McDonnell’s budget fixes through 2012 coming due

Virginia Gov. Bob McDonnell is readying a set of fixes to the state’s two-year budget plan, as advocacy groups make last-ditch pleas to undo provisions they say will damage salaries.

McDonnell’s set of tweaks to the document covering state spending through mid-2012 are due Tuesday. He has been mostly mum on the specifics, although he has signaled the changes won’t be major.

Police and schools groups want McDonnell to scrap a measure that would allow localities to mandate their employees foot a portion of their own pension contributions, as much as 5 percent. They equate the shift to a direct salary reduction.

“It harms the overall ability of the profession to bring in and keep good people,” said Kitty Boitnott, president of the Virginia Education Association.

“One of the few incentives, frankly, for folks who’ve been in the profession for 10 years or more is that they have a fairly decent pension to look forward to.”
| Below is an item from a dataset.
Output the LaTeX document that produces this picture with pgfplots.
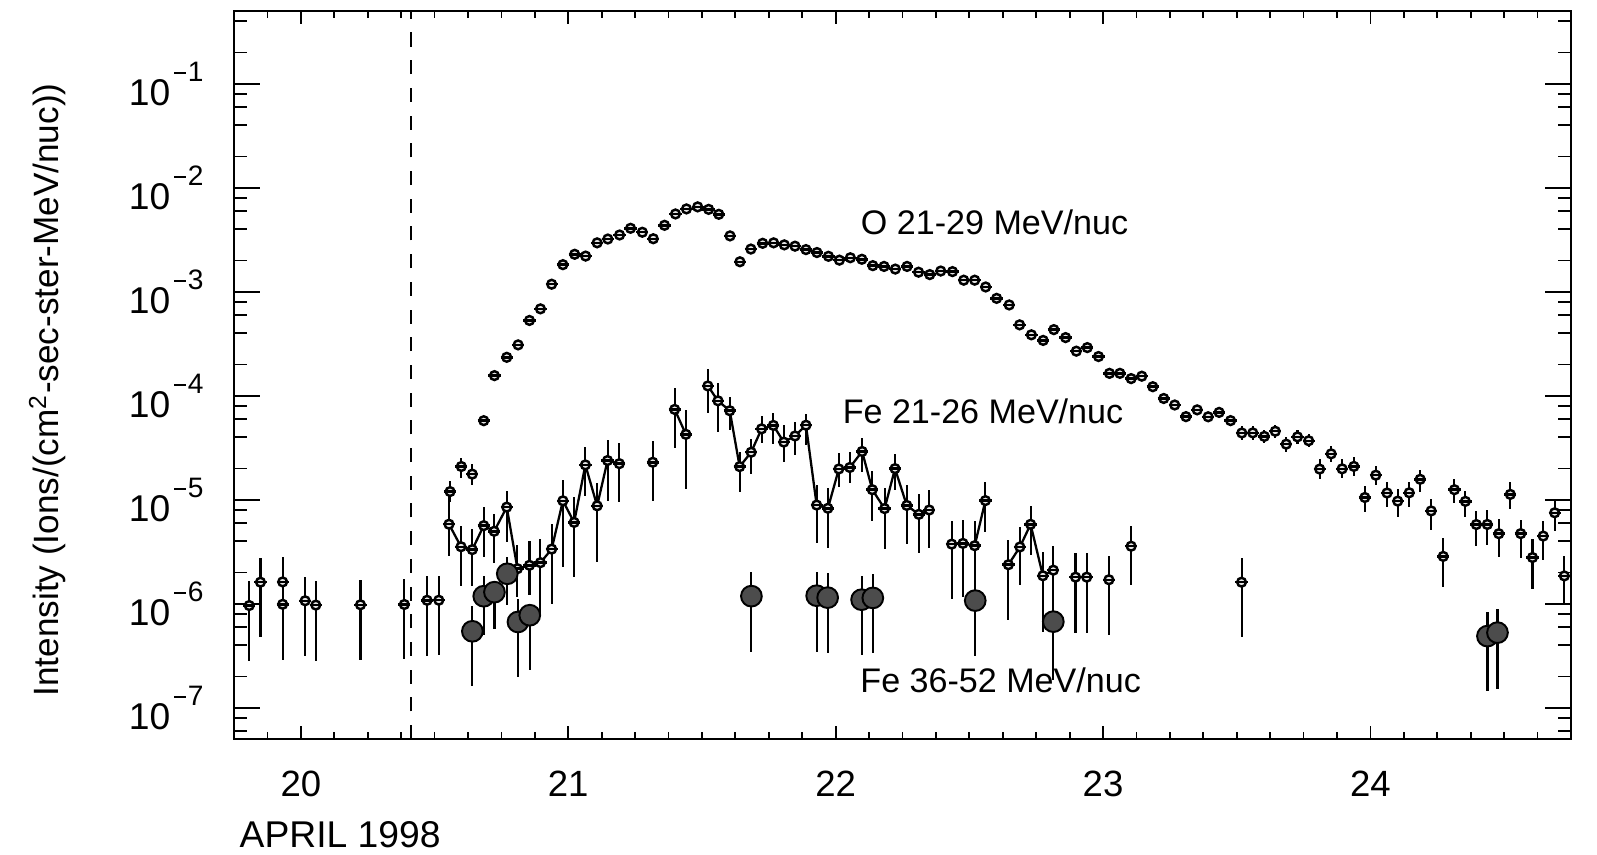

Boitnott said those benefits were offered to public employees in lieu of a raise in the early 1980s.

“And so it feels like a take-back on top of everything else,” she said.

The pension change was

part of a hard-fought compromise between lawmakers in the

Republican-controlled House

and the Democratic-majority Senate.

It accompanies major cuts to K-12 spending and health care as well as a package of fee increases. The budget closed a more than $4 billion shortfall.

The Virginia Association of Chiefs of Police and the Virginia Sheriffs’ Association are also lobbying McDonnell to undo the pension provision.

McDonnell spokesman Tucker Martin declined to elaborate on what changes the governor plans to make this week. Last

week, McDonnell announced he would restore $1.8 million in

funding for the Children’s Hospital of the King’s Daughters in Norfolk.